■ GIVEN DATA
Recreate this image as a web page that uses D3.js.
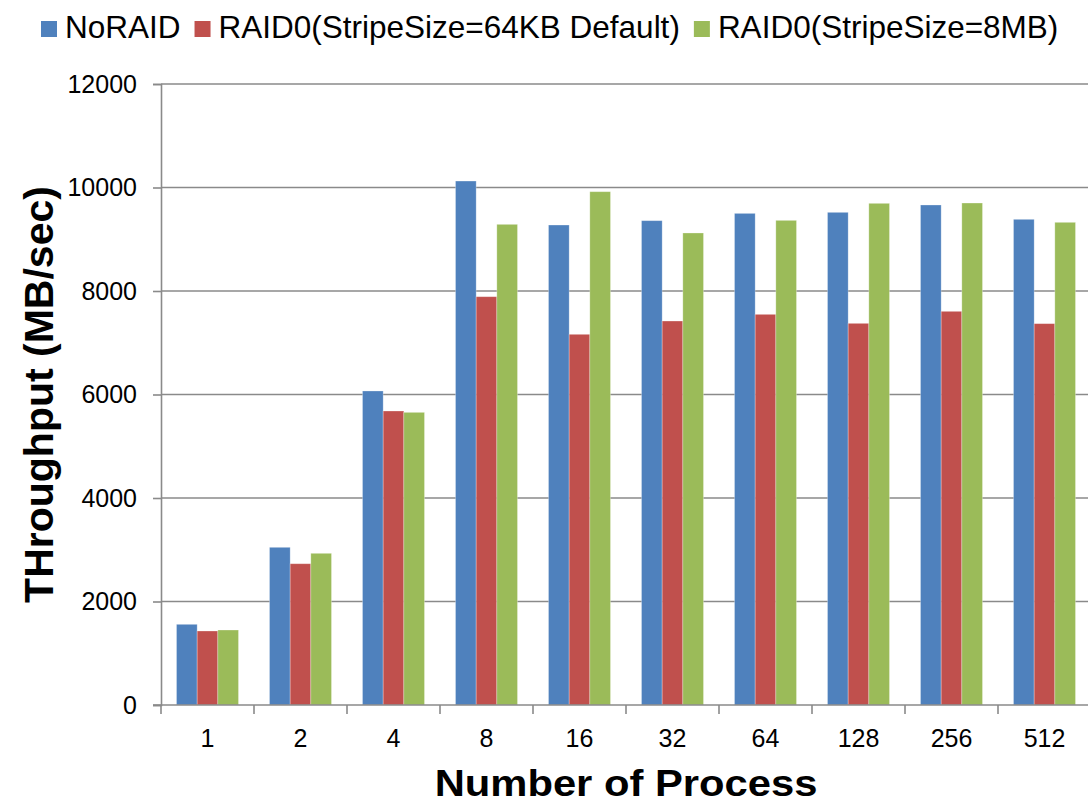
<!DOCTYPE html>
<html>
<head>
<meta charset="utf-8">
<script src="https://cdn.jsdelivr.net/npm/d3@7"></script>
<style>
  body { margin: 0; background: #fff; }
  svg { display: block; font-family: Arial, "Liberation Sans", sans-serif; }
</style>
</head>
<body>
<div id="chart"></div>
<script>
var categories = ["1", "2", "4", "8", "16", "32", "64", "128", "256", "512"]
var seriesNames = ["NoRAID", "RAID0(StripeSize=64KB Default)", "RAID0(StripeSize=8MB)"]
var seriesColors = ["#4F81BD", "#C0504D", "#9BBB59"]
var noRaid = [1559, 3047, 6068, 10125, 9275, 9359, 9500, 9520, 9662, 9385]
var raid64k = [1430, 2730, 5681, 7890, 7163, 7420, 7549, 7375, 7607, 7369]
var raid8m = [1449, 2931, 5655, 9288, 9919, 9121, 9365, 9694, 9700, 9327]
var yTicks = [0, 2000, 4000, 6000, 8000, 10000, 12000]

var width = 1088, height = 803
var plotLeft = 161, plotRight = 1091, plotTop = 84, plotBottom = 705
var gridColor = "#8a8a8a"
var fontFam = "Arial, 'Liberation Sans', sans-serif"

var svg = d3.select("#chart").append("svg").attr("width", width).attr("height", height)

var xs = d3.scaleBand().domain(categories).range([plotLeft, plotRight]).padding(0)
var xin = d3.scaleBand().domain(seriesNames).range([0, xs.bandwidth()]).paddingInner(0).paddingOuter(0.75)
var ys = d3.scaleLinear().domain([0, 12000]).range([plotBottom, plotTop])

// gridlines
svg.append("g")
  .selectAll("line")
  .data(yTicks.filter(d => d > 0))
  .enter()
  .append("line")
  .attr("x1", plotLeft).attr("x2", width)
  .attr("y1", d => ys(d)).attr("y2", d => ys(d))
  .attr("stroke", gridColor).attr("stroke-width", 1.6)

// bars
var table = categories.map(function (c, i) {
  return { cat: c, vals: [noRaid[i], raid64k[i], raid8m[i]] }
})
var groups = svg.append("g")
  .selectAll("g")
  .data(table)
  .enter()
  .append("g")
  .attr("transform", d => "translate(" + xs(d.cat) + ",0)")
groups.selectAll("rect")
  .data(d => d.vals.map((v, j) => ({ name: seriesNames[j], v: v, j: j })))
  .enter()
  .append("rect")
  .attr("x", d => xin(d.name))
  .attr("width", xin.bandwidth())
  .attr("y", d => ys(d.v))
  .attr("height", d => plotBottom - ys(d.v))
  .attr("fill", d => seriesColors[d.j])
  .attr("stroke", "rgba(255,255,255,0.35)")
  .attr("stroke-width", 0.8)

// y axis
var yAxis = svg.append("g")
  .attr("transform", "translate(" + plotLeft + ",0)")
  .call(d3.axisLeft(ys).tickValues(yTicks).tickFormat(d3.format("d")).tickSize(8).tickPadding(16))
yAxis.select(".domain").attr("stroke", gridColor).attr("stroke-width", 1.6)
yAxis.selectAll(".tick line").attr("stroke", gridColor).attr("stroke-width", 1.6)
yAxis.selectAll("text").attr("font-size", 25).attr("fill", "#000").attr("font-family", fontFam)

// x axis: labels centred, ticks between categories
var xAxis = svg.append("g")
  .attr("transform", "translate(0," + plotBottom + ")")
  .call(d3.axisBottom(xs).tickSize(0).tickPadding(24))
xAxis.select(".domain").remove()
xAxis.selectAll("text").attr("font-size", 25).attr("fill", "#000").attr("font-family", fontFam)
svg.append("line")
  .attr("x1", plotLeft - 8).attr("x2", width)
  .attr("y1", plotBottom).attr("y2", plotBottom)
  .attr("stroke", gridColor).attr("stroke-width", 1.6)
svg.append("g")
  .selectAll("line")
  .data(categories)
  .enter()
  .append("line")
  .attr("x1", d => xs(d)).attr("x2", d => xs(d))
  .attr("y1", plotBottom).attr("y2", plotBottom + 9)
  .attr("stroke", gridColor).attr("stroke-width", 1.6)

// axis titles (the original is a bit stretched sideways)
svg.append("text")
  .attr("transform", "translate(" + ((plotLeft + plotRight) / 2) + ",796) scale(1.16,1)")
  .attr("text-anchor", "middle")
  .attr("font-size", 36).attr("font-weight", "bold")
  .text("Number of Process")
svg.append("text")
  .attr("transform", "translate(53," + ((plotTop + plotBottom) / 2) + ") rotate(-90)")
  .attr("text-anchor", "middle")
  .attr("font-size", 41).attr("font-weight", "bold")
  .text("THroughput (MB/sec)")

// legend
var legend = svg.append("g")
var lx = 41
seriesNames.forEach(function (name, i) {
  legend.append("rect")
    .attr("x", lx).attr("y", 21).attr("width", 16).attr("height", 16)
    .attr("fill", seriesColors[i])
  var t = legend.append("text")
    .attr("x", lx + 24).attr("y", 37.5)
    .attr("font-size", 31.5)
    .text(name)
  lx = lx + 24 + t.node().getComputedTextLength() + 14
})
</script>
</body>
</html>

■ JOB
Copy the data character for character, but drop all pictures from the copy.

■ REPLY TO THE TASK
Recreate this image as a web page that uses D3.js.
<!DOCTYPE html>
<html>
<head>
<meta charset="utf-8">
<script src="https://cdn.jsdelivr.net/npm/d3@7"></script>
<style>
  body { margin: 0; background: #fff; }
  svg { display: block; font-family: Arial, "Liberation Sans", sans-serif; }
</style>
</head>
<body>
<div id="chart"></div>
<script>
var categories = ["1", "2", "4", "8", "16", "32", "64", "128", "256", "512"]
var seriesNames = ["NoRAID", "RAID0(StripeSize=64KB Default)", "RAID0(StripeSize=8MB)"]
var seriesColors = ["#4F81BD", "#C0504D", "#9BBB59"]
var noRaid = [1559, 3047, 6068, 10125, 9275, 9359, 9500, 9520, 9662, 9385]
var raid64k = [1430, 2730, 5681, 7890, 7163, 7420, 7549, 7375, 7607, 7369]
var raid8m = [1449, 2931, 5655, 9288, 9919, 9121, 9365, 9694, 9700, 9327]
var yTicks = [0, 2000, 4000, 6000, 8000, 10000, 12000]

var width = 1088, height = 803
var plotLeft = 161, plotRight = 1091, plotTop = 84, plotBottom = 705
var gridColor = "#8a8a8a"
var fontFam = "Arial, 'Liberation Sans', sans-serif"

var svg = d3.select("#chart").append("svg").attr("width", width).attr("height", height)

var xs = d3.scaleBand().domain(categories).range([plotLeft, plotRight]).padding(0)
var xin = d3.scaleBand().domain(seriesNames).range([0, xs.bandwidth()]).paddingInner(0).paddingOuter(0.75)
var ys = d3.scaleLinear().domain([0, 12000]).range([plotBottom, plotTop])

// gridlines
svg.append("g")
  .selectAll("line")
  .data(yTicks.filter(d => d > 0))
  .enter()
  .append("line")
  .attr("x1", plotLeft).attr("x2", width)
  .attr("y1", d => ys(d)).attr("y2", d => ys(d))
  .attr("stroke", gridColor).attr("stroke-width", 1.6)

// bars
var table = categories.map(function (c, i) {
  return { cat: c, vals: [noRaid[i], raid64k[i], raid8m[i]] }
})
var groups = svg.append("g")
  .selectAll("g")
  .data(table)
  .enter()
  .append("g")
  .attr("transform", d => "translate(" + xs(d.cat) + ",0)")
groups.selectAll("rect")
  .data(d => d.vals.map((v, j) => ({ name: seriesNames[j], v: v, j: j })))
  .enter()
  .append("rect")
  .attr("x", d => xin(d.name))
  .attr("width", xin.bandwidth())
  .attr("y", d => ys(d.v))
  .attr("height", d => plotBottom - ys(d.v))
  .attr("fill", d => seriesColors[d.j])
  .attr("stroke", "rgba(255,255,255,0.35)")
  .attr("stroke-width", 0.8)

// y axis
var yAxis = svg.append("g")
  .attr("transform", "translate(" + plotLeft + ",0)")
  .call(d3.axisLeft(ys).tickValues(yTicks).tickFormat(d3.format("d")).tickSize(8).tickPadding(16))
yAxis.select(".domain").attr("stroke", gridColor).attr("stroke-width", 1.6)
yAxis.selectAll(".tick line").attr("stroke", gridColor).attr("stroke-width", 1.6)
yAxis.selectAll("text").attr("font-size", 25).attr("fill", "#000").attr("font-family", fontFam)

// x axis: labels centred, ticks between categories
var xAxis = svg.append("g")
  .attr("transform", "translate(0," + plotBottom + ")")
  .call(d3.axisBottom(xs).tickSize(0).tickPadding(24))
xAxis.select(".domain").remove()
xAxis.selectAll("text").attr("font-size", 25).attr("fill", "#000").attr("font-family", fontFam)
svg.append("line")
  .attr("x1", plotLeft - 8).attr("x2", width)
  .attr("y1", plotBottom).attr("y2", plotBottom)
  .attr("stroke", gridColor).attr("stroke-width", 1.6)
svg.append("g")
  .selectAll("line")
  .data(categories)
  .enter()
  .append("line")
  .attr("x1", d => xs(d)).attr("x2", d => xs(d))
  .attr("y1", plotBottom).attr("y2", plotBottom + 9)
  .attr("stroke", gridColor).attr("stroke-width", 1.6)

// axis titles (the original is a bit stretched sideways)
svg.append("text")
  .attr("transform", "translate(" + ((plotLeft + plotRight) / 2) + ",796) scale(1.16,1)")
  .attr("text-anchor", "middle")
  .attr("font-size", 36).attr("font-weight", "bold")
  .text("Number of Process")
svg.append("text")
  .attr("transform", "translate(53," + ((plotTop + plotBottom) / 2) + ") rotate(-90)")
  .attr("text-anchor", "middle")
  .attr("font-size", 41).attr("font-weight", "bold")
  .text("THroughput (MB/sec)")

// legend
var legend = svg.append("g")
var lx = 41
seriesNames.forEach(function (name, i) {
  legend.append("rect")
    .attr("x", lx).attr("y", 21).attr("width", 16).attr("height", 16)
    .attr("fill", seriesColors[i])
  var t = legend.append("text")
    .attr("x", lx + 24).attr("y", 37.5)
    .attr("font-size", 31.5)
    .text(name)
  lx = lx + 24 + t.node().getComputedTextLength() + 14
})
</script>
</body>
</html>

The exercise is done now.